Thursday, January 16, 2014

Existence as Punishment?

I can certainly understand the attraction of the idea that existence is punishment. In the Christian version this means the Doctrine of Original Sin. Once upon a time we lived in a state of Grace, then without intending to, we sinned and fell from Grace. Because we sinned we became heirs to the infirmities of the flesh. That is the Christian story of how suffering came to be. Our imperfect existence is a consequence of the choice that Adam made for each of us. Or in some versions we were “in” Adam and thereby partook of his rebellion against God.

What is the attraction of believing that existence is punishment?
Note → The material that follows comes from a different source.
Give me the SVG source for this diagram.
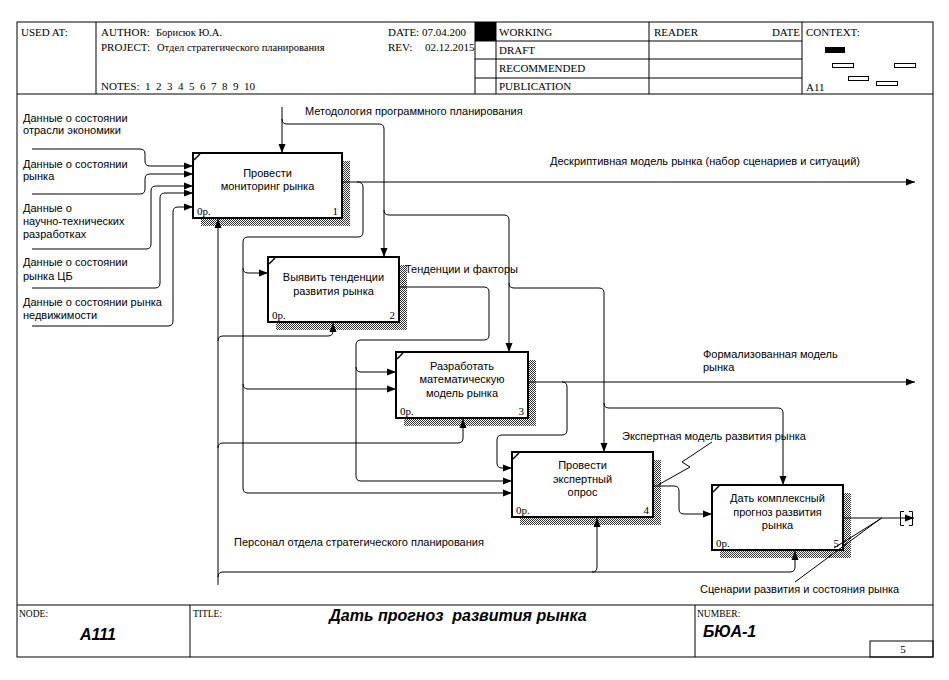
<svg xmlns="http://www.w3.org/2000/svg" width="949" height="680" viewBox="0 0 949 680">
<defs>
<pattern id="hatch" width="2" height="2" patternUnits="userSpaceOnUse">
<rect width="2" height="2" fill="#fff"/>
<rect width="1" height="1" fill="#333"/>
<rect x="1" y="1" width="1" height="1" fill="#333"/>
</pattern>
<marker id="ah" markerUnits="userSpaceOnUse" markerWidth="10" markerHeight="8" viewBox="0 0 10 8" refX="9" refY="4" orient="auto">
<path d="M0,0.5 L9,4 L0,7.5 z" fill="#000"/>
</marker>
<style>
.box{fill:#fff;stroke:#000;stroke-width:2}
.sh{fill:url(#hatch)}
.tick{stroke:#000;stroke-width:1.5}
.c{fill:none;stroke:#000;stroke-width:1}
.a{marker-end:url(#ah)}
.t{font-family:"Liberation Sans",Arial,sans-serif;font-size:11px;fill:#000}
.m{text-anchor:middle}
.s{font-family:"Liberation Serif","Times New Roman",serif;font-size:11px;fill:#000}
.sm{font-family:"Liberation Serif","Times New Roman",serif;font-size:10.5px;fill:#000}
.ft{font-family:"Liberation Serif","Times New Roman",serif;font-size:9.5px;fill:#000}
.bi{font-family:"Liberation Sans",Arial,sans-serif;font-size:16px;font-weight:bold;font-style:italic;fill:#000}
.ln{stroke:#000;stroke-width:1;fill:none}
.end{text-anchor:end}
</style>
</defs>
<rect width="949" height="680" fill="#fff"/>

<g id="frame">
<rect x="17" y="22" width="916" height="635" class="ln"/>
<line x1="17" y1="94" x2="933" y2="94" class="ln"/>
<line x1="96" y1="22" x2="96" y2="94" class="ln"/>
<line x1="475" y1="22" x2="475" y2="94" class="ln"/>
<line x1="496" y1="22" x2="496" y2="94" class="ln"/>
<line x1="649" y1="22" x2="649" y2="94" class="ln"/>
<line x1="802" y1="22" x2="802" y2="94" class="ln"/>
<line x1="475" y1="41" x2="802" y2="41" class="ln"/>
<line x1="475" y1="59" x2="802" y2="59" class="ln"/>
<line x1="475" y1="78" x2="802" y2="78" class="ln"/>
<text x="21" y="36" class="s">USED AT:</text>
<text x="101" y="36" class="s">AUTHOR:</text>
<text x="156" y="36" class="sm">Борисюк Ю.А.</text>
<text x="101" y="51" class="s">PROJECT:</text>
<text x="157" y="51" class="sm">Отдел стратегического планирования</text>
<text x="101" y="90" class="s" xml:space="preserve">NOTES:  1  2  3  4  5  6  7  8  9  10</text>
<text x="388" y="36" class="s">DATE: 07.04.200</text>
<text x="388" y="51" class="s">REV:</text>
<text x="425" y="51" class="s">02.12.2015</text>
<rect x="475" y="22" width="21" height="19" fill="#000"/>
<text x="499" y="36" class="s">WORKING</text>
<text x="499" y="54" class="s">DRAFT</text>
<text x="499" y="72" class="s">RECOMMENDED</text>
<text x="499" y="90" class="s">PUBLICATION</text>
<text x="654" y="36" class="s">READER</text>
<text x="800" y="36" class="s end">DATE</text>
<text x="806" y="36" class="s">CONTEXT:</text>
<text x="806" y="91" class="s">A11</text>
<rect x="825" y="47" width="20" height="6" fill="#000"/>
<rect x="832.5" y="63.5" width="21" height="4" class="ln"/>
<rect x="894.5" y="63.5" width="21" height="4" class="ln"/>
<rect x="848.5" y="76.5" width="20" height="4" class="ln"/>
<rect x="876.5" y="81.5" width="21" height="4" class="ln"/>

<line x1="17" y1="605" x2="933" y2="605" class="ln"/>
<line x1="190" y1="605" x2="190" y2="657" class="ln"/>
<line x1="695" y1="605" x2="695" y2="657" class="ln"/>
<rect x="870" y="641" width="63" height="16" class="ln"/>
<text x="19" y="617" class="ft">NODE:</text>
<text x="193" y="617" class="ft">TITLE:</text>
<text x="697" y="617" class="ft">NUMBER:</text>
<text x="80" y="640" class="bi">A111</text>
<text x="458" y="621" class="bi m" xml:space="preserve">Дать прогноз  развития рынка</text>
<text x="703" y="637" class="bi">БЮА-1</text>
<text x="903" y="653" class="s m">5</text>
</g>

<g id="box1">
<rect x="201" y="161" width="149" height="65" class="sh"/>
<rect x="193" y="153" width="149" height="65" class="box"/>
<line x1="194" y1="160" x2="200" y2="154" class="tick"/>
<text x="267.5" y="177" class="t m">Провести</text>
<text x="267.5" y="190" class="t m">мониторинг рынка</text>
<text x="197" y="215" class="s">0р.</text>
<text x="338" y="215" class="s end">1</text>
</g>

<g id="box2">
<rect x="276" y="265" width="131" height="65" class="sh"/>
<rect x="268" y="257" width="131" height="65" class="box"/>
<line x1="269" y1="264" x2="275" y2="258" class="tick"/>
<text x="333.5" y="281" class="t m">Выявить тенденции</text>
<text x="333.5" y="295" class="t m">развития рынка</text>
<text x="272" y="319" class="s">0р.</text>
<text x="395" y="319" class="s end">2</text>
</g>

<g id="box3">
<rect x="404" y="360" width="132" height="66" class="sh"/>
<rect x="396" y="352" width="132" height="66" class="box"/>
<line x1="397" y1="359" x2="403" y2="353" class="tick"/>
<text x="462" y="370" class="t m">Разработать</text>
<text x="462" y="383" class="t m">математическую</text>
<text x="462" y="397" class="t m">модель рынка</text>
<text x="400" y="415" class="s">0р.</text>
<text x="524" y="415" class="s end">3</text>
</g>

<g id="box4">
<rect x="520" y="460" width="141" height="65" class="sh"/>
<rect x="512" y="452" width="141" height="65" class="box"/>
<line x1="513" y1="459" x2="519" y2="453" class="tick"/>
<text x="582.5" y="469" class="t m">Провести</text>
<text x="582.5" y="483" class="t m">экспертный</text>
<text x="582.5" y="496" class="t m">опрос</text>
<text x="516" y="514" class="s">0р.</text>
<text x="649" y="514" class="s end">4</text>
</g>

<g id="box5">
<rect x="720" y="493" width="131" height="65" class="sh"/>
<rect x="712" y="485" width="131" height="65" class="box"/>
<line x1="713" y1="492" x2="719" y2="486" class="tick"/>
<text x="777.5" y="502" class="t m">Дать комплексный</text>
<text x="777.5" y="516" class="t m">прогноз развития</text>
<text x="777.5" y="529" class="t m">рынка</text>
<text x="716" y="547" class="s">0р.</text>
<text x="839" y="547" class="s end">5</text>
</g>

<g id="connectors">
<path class="c a" d="M32 149 H140 Q145 149 145 154 V161 Q145 166 150 166 H193"/>
<path class="c a" d="M32 194 H140 Q145 194 145 189 V179 Q145 174 150 174 H193"/>
<path class="c a" d="M32 249 H146 Q151 249 151 244 V191 Q151 186 156 186 H193"/>
<path class="c a" d="M32 288 H155 Q160 288 160 283 V198 Q160 193 165 193 H193"/>
<path class="c a" d="M32 326 H168 Q173 326 173 321 V212 Q173 207 178 207 H193"/>

<path class="c a" d="M282 107 V153"/>
<path class="c a" d="M282 119 Q282 124 287 124 H379 Q384 124 384 129 V257"/>
<path class="c a" d="M384 210 Q384 215 389 215 H504 Q509 215 509 220 V352"/>
<path class="c a" d="M509 283 Q509 288 514 288 H599 Q604 288 604 293 V452"/>
<path class="c a" d="M604 403 Q604 408 609 408 H778 Q783 408 783 413 V485"/>

<path class="c a" d="M343 182 H915"/>
<path class="c a" d="M357 182 Q363 182 363 187 V232 Q363 237 358 237 H248 Q243 237 243 242 V488 Q243 493 248 493 H512"/>
<path class="c a" d="M243 268 Q243 273 248 273 H268"/>
<path class="c a" d="M243 384 Q243 389 248 389 H396"/>

<path class="c a" d="M218 585 V219"/>
<path class="c a" d="M218 341 Q218 336 223 336 H328 Q333 336 333 331 V323"/>
<path class="c a" d="M218 448 Q218 443 223 443 H458 Q463 443 463 438 V419"/>
<path class="c a" d="M218 577 Q218 572 223 572 H790 Q795 572 795 567 V551"/>
<path class="c a" d="M592 572 Q597 572 597 567 V518"/>

<path class="c a" d="M400 287 H484 Q489 287 489 292 V335 Q489 340 484 340 H361 Q356 340 356 345 V476 Q356 481 361 481 H512"/>
<path class="c a" d="M356 367 Q356 372 361 372 H396"/>

<path class="c a" d="M529 382 H915"/>
<path class="c a" d="M562 382 Q567 382 567 387 V430 Q567 435 562 435 H502 Q497 435 497 440 V463 Q497 468 502 468 H512"/>

<path class="c a" d="M654 486 H674 Q679 486 679 491 V509 Q679 514 684 514 H712"/>
<path class="c" d="M658 485 L690 467 L682 462 L712 442"/>

<path class="c a" d="M844 518 H914"/>
<path class="c" d="M904 511.5 H900.5 V525.5 H904"/>
<path class="c" d="M909 511.5 H912.5 V525.5 H909"/>
<path class="c" d="M882 518 L834 548"/>
<path class="c" d="M880 519 L795 582"/>

<text x="305" y="115" class="t">Методология программного планирования</text>
<text x="550" y="165" class="t">Дескриптивная модель рынка (набор сценариев и ситуаций)</text>
<text x="405" y="273" class="t">Тенденции и факторы</text>
<text x="703" y="358" class="t">Формализованная модель</text>
<text x="703" y="371" class="t">рынка</text>
<text x="622" y="440" class="t">Экспертная модель развития рынка</text>
<text x="234" y="546" class="t">Персонал отдела стратегического планирования</text>
<text x="700" y="593" class="t">Сценарии развития и состояния рынка</text>
<text x="23" y="122" class="t">Данные о состоянии</text>
<text x="23" y="134" class="t">отрасли экономики</text>
<text x="23" y="168" class="t">Данные о состоянии</text>
<text x="23" y="180" class="t">рынка</text>
<text x="23" y="212" class="t">Данные о</text>
<text x="23" y="225" class="t">научно-технических</text>
<text x="23" y="238" class="t">разработках</text>
<text x="23" y="266" class="t">Данные о состоянии</text>
<text x="23" y="280" class="t">рынка ЦБ</text>
<text x="23" y="306" class="t">Данные о состоянии рынка</text>
<text x="23" y="319" class="t">недвижимости</text>
</g>
</svg>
There are several actually. First, the belief that one’s suffering is a punishment for one’s choices means that a sense of control however incompetent remains when life seems out of control. One of the things that feeling guilty does is that it provides a sense of control: one can only be responsible for what one has done. That sometimes a person feels guilty about things obviously outside their power only means an inflated sense of one’s powers of actions. Guilt as incompetent omnipotence.

A second attraction is that it provides a measure of relief to the pain. It is possible and even likely that one no longer feels guilty for one’s guilt. The question of why I suffer finds an answer. The sufferer is no longer at the mercy of events. The question of what one may or may not have done to deserve one’s misery is answered.

Thirdly, it provides the potential of distraction from one’s pain and misery. If my existence and suffering are a punishment, then who is it doing the punishing? What are its mechanics? What can be done about my pain and suffering? Is there also a reward for enduring my punishment with the right attitude? Attention is directed away from the hurt. Hence, the birth pangs of theology.

If existence is not punishment, then does this mean that pain and suffering serve no purpose? The fundamental truth of our lives is that existence is suffering with all else merely distractions from this truth? Is the most that we can hope for is to minimize suffering? Are we left with Buddhism?